Rajapaksa ended his speech, stating, “I love my country and I am proud of my country and I have a vision for my country and I invite all patriotic Sri Lankans to join me to create a prosperous nation.”
During his speech, he thanked his elder brother and former President Mahinda Rajapaksa for support and wished him on his 74th birthday on Monday.
Immediately after his election victory on Sunday (Nov 17), Indian Prime Minister Narendra Modi was the first among world leaders to congratulate Rajapksa with twitter message. “Congratulations @GotabayaR on your victory in the Presidential elections” said PM Modi adding “I look forward to working closely with you for deepening the close and fraternal ties between our two countries and citizens, and for peace, prosperity as well as security in our region”.
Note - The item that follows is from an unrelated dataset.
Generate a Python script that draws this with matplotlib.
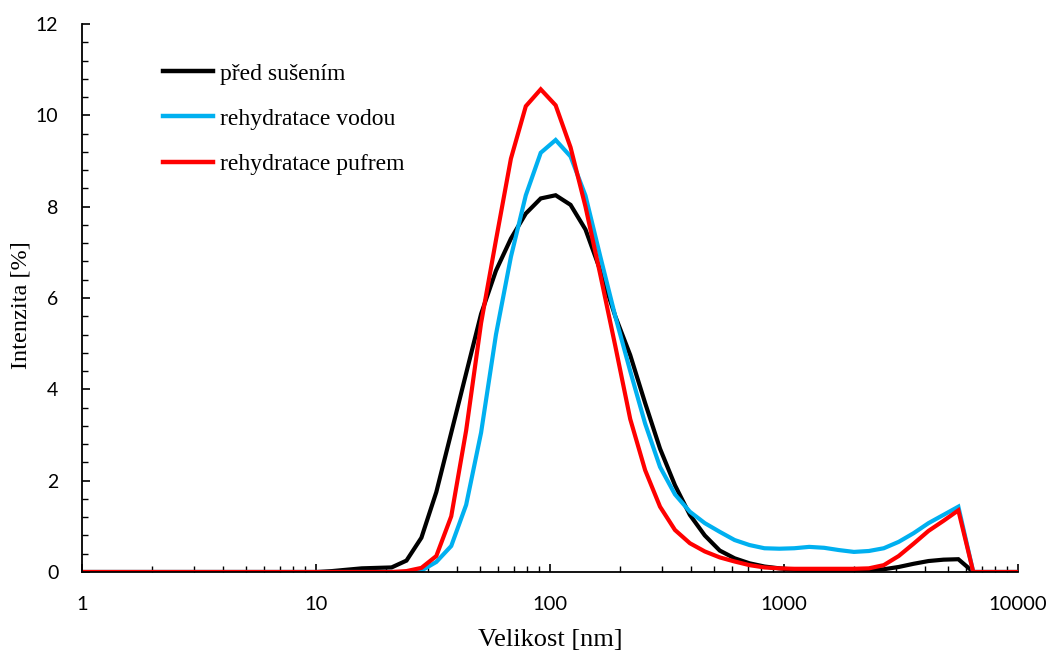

The Indian PM also has extended an invitation to Rajapaksa to visit India and it has been accepted.
Meanwhile, Rajapaksa was congratulated by the US ambassador to Sri Lanka Alaina B. Teplitz. Posting a twitter message, Ambassador Teplitz stated: “We look forward to working with President-elect Gotabaya Rajapaksa on issues of good governance, economic growth, the advancement of human rights and reconciliation in support of a strong, sovereign Sri Lanka”.
Rajapaksa was a US citizen, but he renounced his foreign citizenship to contest the polls.
Around 80 per cent of the nearly 16 million people voted on last Saturday’s election at 12,845 polling stations set up across the country for 16 million voters. Out of the total valid votes of 13,252,499, 6.9 million (52.25 per cent) voted for Rajapaksa while his main opponent Sajith Premadasa won 42.99 per cent or 5.5 million votes.